First, they need to stop messing about with the educational curriculum and tackle the problem of a desperate shortage of science teachers in schools. Two thirds of pupils are taught physics by non-physicists, so it's hardly surprising they don't get excited about the subject. Tackling this issue will involve differential salaries - the physics teacher in a school will be paid a lot more than the history teacher. Until the Government adopts this market-based solution, the problem won't be solved.
Second, the Government needs to take action to reduce the costs for private firms investing in research and development. The costs of regulation, the tax regime and the rules about collaborating with universities are all more favourable in other countries. Basically, companies can purchase research of the same quality more cheaply overseas.
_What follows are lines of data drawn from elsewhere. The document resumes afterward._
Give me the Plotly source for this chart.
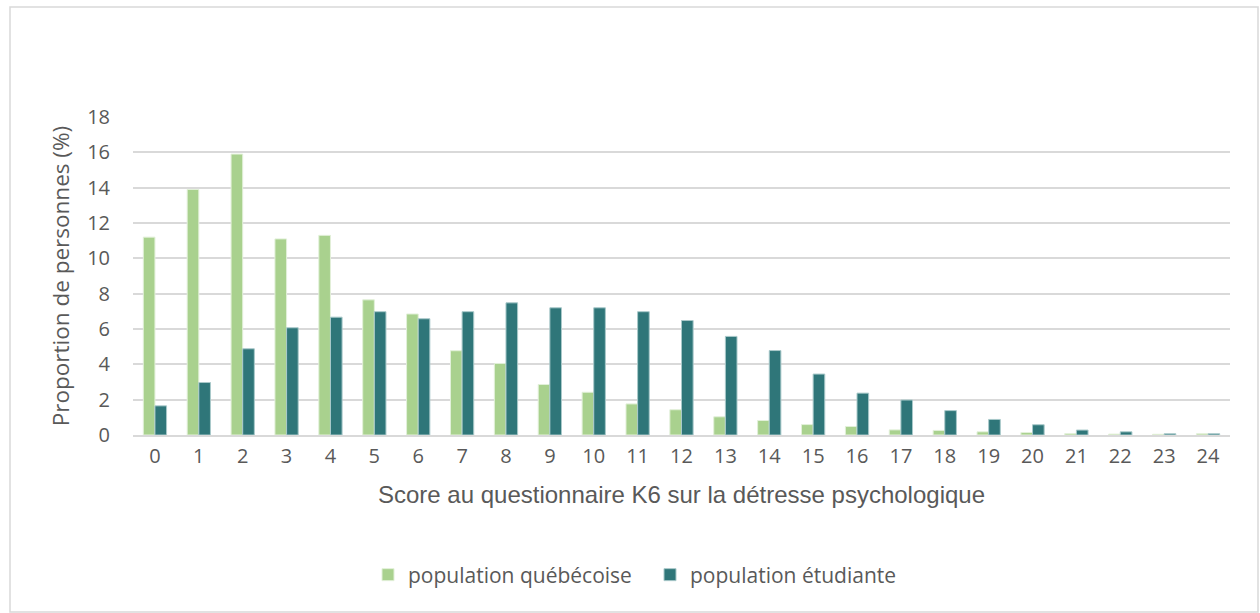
import plotly.graph_objects as go

scores = [str(i) for i in range(25)]
quebec = [11.2, 13.9, 15.9, 11.1, 11.3, 7.65, 6.85, 4.77, 4.05, 2.86, 2.42, 1.76, 1.43,
          1.03, 0.82, 0.59, 0.48, 0.29, 0.26, 0.18, 0.14, 0.08, 0.05, 0.04, 0.07]
etudiante = [1.65, 2.97, 4.88, 6.07, 6.67, 6.98, 6.58, 6.98, 7.48, 7.2, 7.2, 6.98, 6.48,
             5.58, 4.78, 3.45, 2.37, 1.98, 1.38, 0.88, 0.58, 0.28, 0.18, 0.07, 0.07]

y_ticks = list(range(0, 20, 2))

W, H = 1260, 613
L, R, T, B = 133, 30, 117, 178
pw, ph = W - L - R, H - T - B

fig = go.Figure()
fig.add_trace(go.Bar(x=scores, y=quebec, name="population québécoise",
                     marker=dict(color="#A9D18E", line=dict(color="#E2F0D9", width=1))))
fig.add_trace(go.Bar(x=scores, y=etudiante, name="population étudiante",
                     marker=dict(color="#2F7679", line=dict(color="#A9C9CA", width=1))))

sans = "Open Sans, Noto Sans, sans-serif"
arial = "Liberation Sans, Arial, sans-serif"
grey = "#595959"
fig.update_layout(
    width=W, height=H,
    margin=dict(l=L, r=R, t=T, b=B, autoexpand=False),
    paper_bgcolor="white", plot_bgcolor="white",
    barmode="group", bargap=0.47, bargroupgap=0,
    font=dict(family=sans, color=grey, size=18),
    showlegend=True,
    legend=dict(orientation="h", x=(368 - L) / pw, xanchor="left",
                yref="container", y=(H - 575) / H, yanchor="middle",
                entrywidth=237, itemwidth=30,
                font=dict(family=sans, size=21, color=grey), traceorder="normal"),
    xaxis=dict(
        title=dict(text="Score au questionnaire K6 sur la détresse psychologique",
                   font=dict(family=arial, size=24, color=grey), standoff=18),
        tickfont=dict(family=sans, size=20, color=grey),
        showgrid=False, showline=True, linecolor="#D9D9D9", linewidth=1.5,
        ticks="", ticklabelstandoff=2, automargin=False,
    ),
    yaxis=dict(
        title=dict(text="Proportion de personnes (%)",
                   font=dict(family=sans, size=22.5, color=grey), standoff=11),
        range=[0, 18], tickvals=y_ticks, tickfont=dict(family=sans, size=20, color=grey),
        showgrid=True, gridcolor="#D9D9D9", gridwidth=1.5, zeroline=False,
        ticks="", ticklabelstandoff=22, automargin=False,
    ),
)

# outer chart border
fig.add_shape(type="rect", xref="paper", yref="paper",
              x0=(10 - L) / pw, x1=(1258 - L) / pw,
              y0=(H - 612 - B) / ph, y1=(H - 7 - B) / ph,
              line=dict(color="#D9D9D9", width=1.5), fillcolor="rgba(0,0,0,0)", layer="below")

fig.write_html("out.html", config={"displayModeBar": False},
               post_script="document.body.style.margin='0';document.body.style.overflow='hidden';")
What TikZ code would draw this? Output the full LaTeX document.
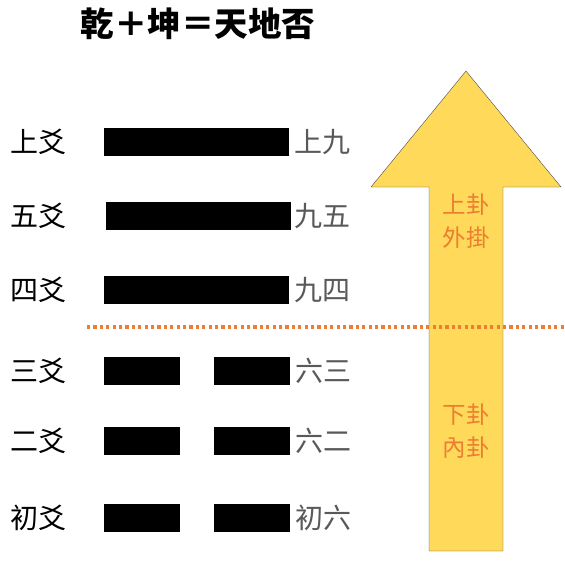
\documentclass[tikz,border=0pt]{standalone}
\usepackage{fontspec}
\newfontfamily\cjk{Noto Sans CJK TC}
\usetikzlibrary{positioning}
\definecolor{arrowfill}{RGB}{255,217,90}
\definecolor{guaorange}{RGB}{237,125,49}
\definecolor{valgray}{RGB}{89,89,89}
\tikzset{
  yang/.style={fill=black,inner sep=0pt,minimum width=185pt,minimum height=28pt},
  yin/.style={fill=black,inner sep=0pt,minimum width=76pt,minimum height=28pt},
  yaoname/.style={font=\cjk\fontsize{28}{28}\selectfont,inner sep=0pt,anchor=west},
  yaoval/.style={font=\cjk\fontsize{28}{28}\selectfont,inner sep=0pt,text=valgray},
  guatext/.style={font=\cjk\fontsize{23.5}{33}\selectfont,text=guaorange,align=center}
}

\begin{document}
\begin{tikzpicture}[x=1pt,y=-1pt]
\useasboundingbox (0,0) rectangle (565,562);

% title
\node[font=\cjk\bfseries\fontsize{33.5}{33.5}\selectfont] (title) at (198,24) {乾＋坤＝天地否};

% arrow
\draw[fill=arrowfill,draw=black!70,line width=0.4pt]
  (429,551) -- (429,187) -- (371,187) -- (466,71) -- (561,187)
  -- (503,187) -- (503,551) -- cycle;
\node[guatext] (upper) at (466,221) {上卦\\外掛};
\node[guatext] (lower) at (466,431) {下卦\\內卦};

% divider
\coordinate (divl) at (87,327);
\coordinate (divr) at (565,327);
\draw[guaorange,line width=3.5pt,dash pattern=on 3.2pt off 3.2pt] (divl) -- (divr);

% upper lines
\node[yang] (line6) at (196.5,142) {};
\node[yang] (line5) at (198.5,216) {};
\node[yang] (line4) at (196.5,290) {};
% lower lines
\node[yin] (line3a) at (142,370.5) {};
\node[yin] (line3b) at (252,370.5) {};
\node[yin] (line2a) at (142,441) {};
\node[yin] (line2b) at (252,441) {};
\node[yin] (line1a) at (142,517.5) {};
\node[yin] (line1b) at (252,517.5) {};

% names
\node[yaoname] (name6) at (10,142) {上爻};
\node[yaoname] (name5) at (10,216) {五爻};
\node[yaoname] (name4) at (10,290) {四爻};
\node[yaoname] (name3) at (10,370.5) {三爻};
\node[yaoname] (name2) at (10,441) {二爻};
\node[yaoname] (name1) at (10,517.5) {初爻};

% values
\node[yaoval,right=5pt of line6] (val6) {上九};
\node[yaoval,right=3pt of line5] (val5) {九五};
\node[yaoval,right=5pt of line4] (val4) {九四};
\node[yaoval,right=5pt of line3b] (val3) {六三};
\node[yaoval,right=5pt of line2b] (val2) {六二};
\node[yaoval,right=5pt of line1b] (val1) {初六};
\end{tikzpicture}
\end{document}
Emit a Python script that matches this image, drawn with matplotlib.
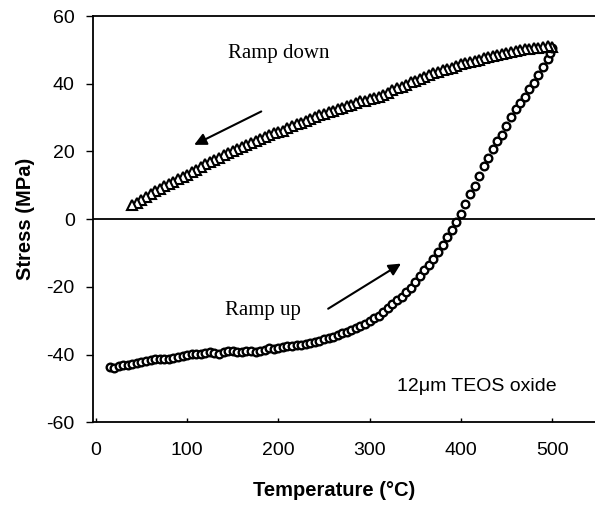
import matplotlib.pyplot as plt

plt.rcParams['axes.unicode_minus'] = False

# ramp up (circles) -----------------------------------------------
up_temp = [15, 20, 25, 30, 35, 40, 45, 50, 55, 60, 65, 70, 75, 80, 85, 90, 95,
           100, 105, 110, 115, 120, 125, 130, 135, 140, 145, 150, 155, 160, 165,
           170, 175, 180, 185, 190, 195, 200, 205, 210, 215, 220, 225, 230, 235,
           240, 245, 250, 255, 260, 265, 270, 275, 280, 285, 290, 295, 300, 305,
           310, 315, 320, 325, 330, 335, 340, 345, 350, 355, 360, 365, 370, 375,
           380, 385, 390, 395, 400, 405, 410, 415, 420, 425, 430, 435, 440, 445,
           450, 455, 460, 465, 470, 475, 480, 485, 490, 495, 498, 500]
up_stress = [-43.7, -43.9, -43.3, -43.1, -43.2, -42.9, -42.4, -42.2, -41.8, -41.6,
             -41.3, -41.4, -41.2, -41.3, -40.9, -40.6, -40.4, -40.0, -39.8, -39.9,
             -39.9, -39.5, -39.4, -39.5, -39.8, -39.4, -39.1, -39.0, -39.3, -39.4,
             -39.0, -38.9, -39.2, -39.1, -38.6, -38.2, -38.5, -38.0, -37.7, -37.5,
             -37.4, -37.3, -37.1, -36.8, -36.5, -36.2, -35.9, -35.5, -35.1, -34.7,
             -34.2, -33.7, -33.2, -32.7, -32.1, -31.5, -30.9, -30.1, -29.2, -28.5,
             -27.4, -26.3, -25.2, -24.0, -22.9, -21.5, -20.2, -18.6, -16.8, -14.9,
             -13.4, -11.7, -9.6, -7.6, -5.4, -3.1, -0.9, 1.6, 4.4, 7.4, 9.9, 12.7,
             15.8, 18.2, 20.7, 23.2, 25.0, 27.4, 30.2, 32.6, 34.3, 36.2, 38.4,
             40.3, 42.6, 45.0, 47.2, 49.0, 50.5]

# ramp down (triangles) -------------------------------------------
down_temp = [500, 495, 490, 485, 480, 475, 470, 465, 460, 455, 450, 445, 440,
             435, 430, 425, 420, 415, 410, 405, 400, 395, 390, 385, 380, 375,
             370, 365, 360, 355, 350, 345, 340, 335, 330, 325, 320, 315, 310,
             305, 300, 295, 290, 285, 280, 275, 270, 265, 260, 255, 250, 245,
             240, 235, 230, 225, 220, 215, 210, 205, 200, 195, 190, 185, 180,
             175, 170, 165, 160, 155, 150, 145, 140, 135, 130, 125, 120, 115,
             110, 105, 100, 95, 90, 85, 80, 75, 70, 65, 60, 55, 50, 45, 40]
down_stress = [51.0, 51.2, 50.8, 50.6, 50.5, 50.4, 50.2, 50.0, 49.7, 49.4, 49.2,
               48.9, 48.6, 48.3, 47.9, 47.6, 47.1, 46.8, 46.5, 46.3, 45.9, 45.3,
               44.8, 44.4, 44.0, 43.6, 43.2, 42.6, 42.0, 41.4, 40.9, 40.4, 39.8,
               39.2, 38.8, 38.1, 37.3, 36.7, 36.2, 35.8, 35.4, 35.0, 34.8, 34.4,
               33.8, 33.4, 33.0, 32.6, 32.1, 31.7, 31.2, 30.7, 30.1, 29.6, 29.1,
               28.5, 28.0, 27.4, 26.9, 26.2, 25.9, 25.4, 24.9, 24.3, 23.7, 23.1,
               22.6, 22.0, 21.3, 20.7, 20.2, 19.5, 18.9, 18.2, 17.5, 16.9, 16.2,
               15.4, 14.6, 13.9, 13.2, 12.5, 11.8, 11.1, 10.3, 9.7, 9.0, 8.4,
               7.5, 6.6, 5.8, 4.9, 4.1]

x_ticks = [0, 100, 200, 300, 400, 500]
y_ticks = [-60, -40, -20, 0, 20, 40, 60]

sans = 'Liberation Sans'
serif = 'Liberation Serif'

fig = plt.figure(figsize=(5.95, 5.05), dpi=100)
ax = fig.add_axes([0.156, 0.164, 0.844, 0.804])

ax.plot(up_temp, up_stress, 'o', ms=5.5, mfc='white', mec='black', mew=1.7)
ax.plot(down_temp, down_stress, '^', ms=6.5, mfc='white', mec='black', mew=1.5)

ax.axhline(0, color='black', lw=1.3)

ax.set_xlim(-3.3, 547)
ax.set_ylim(-60, 60)
ax.set_xticks(x_ticks)
ax.set_yticks(y_ticks)
ax.spines['right'].set_visible(False)
for s in ['left', 'top', 'bottom']:
    ax.spines[s].set_linewidth(1.3)
ax.tick_params(axis='y', direction='out', length=5, width=1, labelsize=14, pad=8)
ax.tick_params(axis='x', direction='in', length=3, width=1, labelsize=14, pad=14)
for lab in ax.get_xticklabels() + ax.get_yticklabels():
    lab.set_fontfamily(sans)

ax.set_xlabel('Temperature (\u00b0C)', fontfamily=sans, fontweight='bold', fontsize=14.5, labelpad=16)
ax.xaxis.label.set_x(0.48)
ax.set_ylabel('Stress (MPa)', fontfamily=sans, fontweight='bold', fontsize=14.5, labelpad=8)

ax.text(145, 49, 'Ramp down', fontfamily=serif, fontsize=15, va='center')
ax.text(142, -27, 'Ramp up', fontfamily=serif, fontsize=15, va='center')
ax.text(330, -49.4, '12\u03bcm TEOS oxide', fontfamily=sans, fontsize=14, va='center')

ax.annotate('', xy=(105, 21.6), xytext=(184, 32.2),
            arrowprops=dict(arrowstyle='-|>', color='black', lw=1.5, mutation_scale=18))
ax.annotate('', xy=(337, -12.7), xytext=(252, -26.9),
            arrowprops=dict(arrowstyle='-|>', color='black', lw=1.5, mutation_scale=18))

fig.savefig('out.png', dpi=100)
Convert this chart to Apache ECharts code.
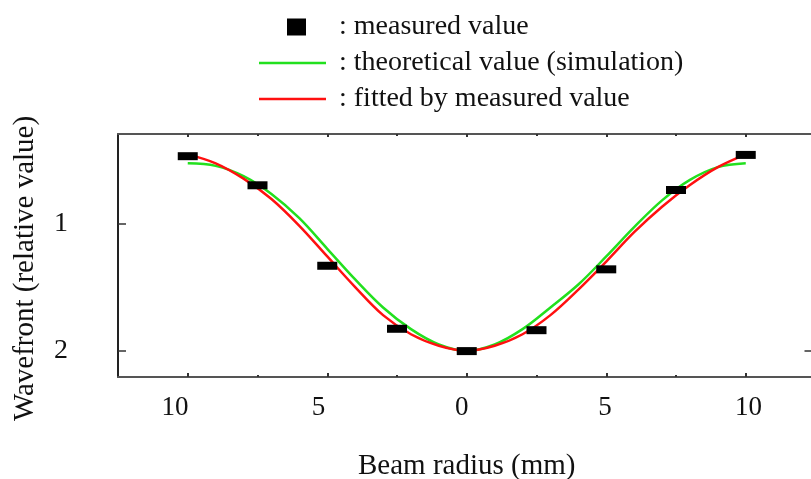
<!DOCTYPE html>
<html>
<head>
<meta charset="utf-8">
<style>
    html, body{
        margin: 0;
        padding: 0;
        background: #fff;
    }
    #main{
        width: 811px;
        height: 479px;
    }
</style>
</head>
<body>
<div id="main"></div>
<script src="https://cdn.jsdelivr.net/npm/echarts@6.0.0/dist/echarts.min.js"></script>
<script>
    // data
    var seriesNames = ['measured value', 'theoretical value (simulation)', 'fitted by measured value'];
    var measuredX = [-10, -7.5, -5, -2.5, 0, 2.5, 5, 7.5, 10];
    var measuredY = [0.474, 0.702, 1.333, 1.827, 2.002, 1.838, 1.361, 0.739, 0.464];
    var curveX = [-10, -9, -8, -7, -6, -5, -4, -3, -2, -1, 0, 1, 2, 3, 4, 5, 6, 7, 8, 9, 10];
    var theoryY = [0.53, 0.55, 0.63, 0.77, 0.96, 1.20, 1.44, 1.66, 1.83, 1.95, 2.0, 1.95, 1.83, 1.66, 1.48, 1.26, 1.03, 0.82, 0.66, 0.56, 0.53];
    var fittedY = [0.46, 0.53, 0.65, 0.81, 1.02, 1.26, 1.50, 1.72, 1.87, 1.96, 2.0, 1.96, 1.87, 1.72, 1.52, 1.30, 1.07, 0.87, 0.70, 0.56, 0.46];
    var xTicks = [-10, -5, 0, 5, 10];
    var xMinorTicks = [-7.5, -2.5, 2.5, 7.5];
    var yTicks = [1, 2];
    var yRightTicks = [2];

    function pairs(xs, ys) {
        return xs.map(function (x, i) { return [x, ys[i]]; });
    }

    var serif = "'Liberation Serif', 'Times New Roman', serif";
    var xMin = -12.5, xMax = 12.5;
    var green = '#22e01e', red = '#ff1010';

    function tickAxis(pos, values, len, showLine) {
        return {
            type: 'value', position: pos, min: xMin, max: xMax,
            axisLine: { show: showLine, onZero: false, lineStyle: { color: '#555', width: 2 } },
            axisTick: { show: true, inside: true, length: len, customValues: values, lineStyle: { color: '#333', width: 2 } },
            axisLabel: { show: false },
            splitLine: { show: false }
        };
    }

    var bottomAxis = tickAxis('bottom', xTicks, 4, true);
    bottomAxis.name = 'Beam radius (mm)';
    bottomAxis.nameLocation = 'middle';
    bottomAxis.nameGap = 75;
    bottomAxis.nameTextStyle = { fontFamily: serif, fontSize: 29, color: '#111' };

    // labels in the picture sit a little off their ticks, so they get their own axis
    var labelAxis = {
        type: 'value', position: 'bottom', min: -11.99, max: 12.34,
        axisLine: { show: false }, axisTick: { show: false }, splitLine: { show: false },
        axisLabel: {
            customValues: xTicks, margin: 17,
            fontFamily: serif, fontSize: 27, color: '#111',
            formatter: function (v) { return String(Math.abs(v)); }
        }
    };

    // legend icons: zero-length end points keep the drawn part in place inside the 67x17 box
    var squareIcon = 'path://M0,8.5L0,8.5ZM28,0h19v17h-19zM67,8.5L67,8.5Z';
    var lineIcon = 'path://M0,0L0,0ZM0,7.3h67v2.4h-67zM67,17L67,17Z';

    var option = {
        backgroundColor: '#fff',
        animation: false,
        grid: { left: 118, right: -4.5, top: 134, bottom: 102, outerBoundsMode: 'none' },
        legend: {
            orient: 'vertical', left: 259, top: 13, padding: 0,
            itemWidth: 67, itemHeight: 17, itemGap: 8,
            selectedMode: false,
            textStyle: { fontFamily: serif, fontSize: 28, lineHeight: 28, color: '#111', padding: [0, 0, 0, 8] },
            formatter: function (n) { return ': ' + n; },
            data: [
                { name: seriesNames[0], icon: squareIcon, itemStyle: { color: '#000' } },
                { name: seriesNames[1], icon: lineIcon, itemStyle: { color: green } },
                { name: seriesNames[2], icon: lineIcon, itemStyle: { color: red } }
            ]
        },
        xAxis: [
            bottomAxis,
            tickAxis('bottom', xMinorTicks, 2, false),
            tickAxis('top', xTicks, 3, true),
            tickAxis('top', xMinorTicks, 2, false),
            labelAxis
        ],
        yAxis: [
            {
                type: 'value', position: 'left', inverse: true, min: 0.3, max: 2.205,
                name: 'Wavefront (relative value)', nameLocation: 'middle', nameGap: 78,
                nameTextStyle: { fontFamily: serif, fontSize: 29, color: '#111', padding: [0, 26, 0, 0] },
                axisLine: { show: true, onZero: false, lineStyle: { color: '#222', width: 2 } },
                axisTick: { show: true, inside: true, length: 8, customValues: yTicks, lineStyle: { color: '#333', width: 1.5 } },
                axisLabel: { customValues: yTicks, margin: 50, fontFamily: serif, fontSize: 28, color: '#111', padding: [0, 0, 16, 0] },
                splitLine: { show: false }
            },
            {
                type: 'value', position: 'right', inverse: true, min: 0.3, max: 2.205,
                axisLine: { show: true, onZero: false, lineStyle: { color: '#222', width: 2 } },
                axisTick: { show: true, inside: true, length: 11, customValues: yRightTicks, lineStyle: { color: '#333', width: 1.5 } },
                axisLabel: { show: false },
                splitLine: { show: false }
            }
        ],
        series: [
            {
                name: seriesNames[1], type: 'line', smooth: 0.35,
                symbol: 'none', showSymbol: false,
                lineStyle: { color: green, width: 2.5 },
                itemStyle: { color: green },
                data: pairs(curveX, theoryY), z: 2
            },
            {
                name: seriesNames[2], type: 'line', smooth: 0.35,
                symbol: 'none', showSymbol: false,
                lineStyle: { color: red, width: 2.5 },
                itemStyle: { color: red },
                data: pairs(curveX, fittedY), z: 3
            },
            {
                name: seriesNames[0], type: 'scatter',
                symbol: 'rect', symbolSize: [20, 8],
                itemStyle: { color: '#000', opacity: 1 },
                data: pairs(measuredX, measuredY), z: 4
            }
        ]
    };

    var myChart = echarts.init(document.getElementById('main'), null, { renderer: 'canvas' });
    myChart.setOption(option);
</script>
</body>
</html>
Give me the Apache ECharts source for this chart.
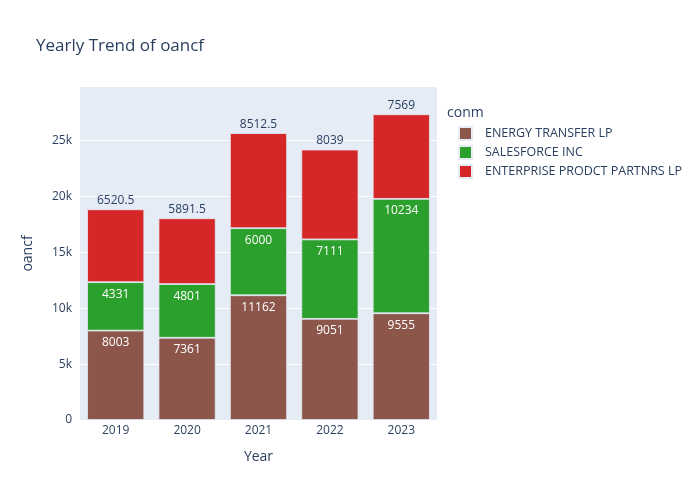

Third, we have to stop the pretence that our colleges and universities can deliver world-class science without proper funding. If there is not enough public money (and there isn't going to be), other sources must be encouraged. The Government could lift the cap on tuition fees and introduce a real market (in which students might come to appreciate that the economic value of a science degree is greater than that of a qualification in other subjects) or it could introduce real incentives for individuals and institutions to donate towards endowments. The existing scheme, trumpeted in last year's pre-Budget report, added up to about £60,000 per university, hardly enough to compete with the tens of billions of dollars in the endowments of American universities.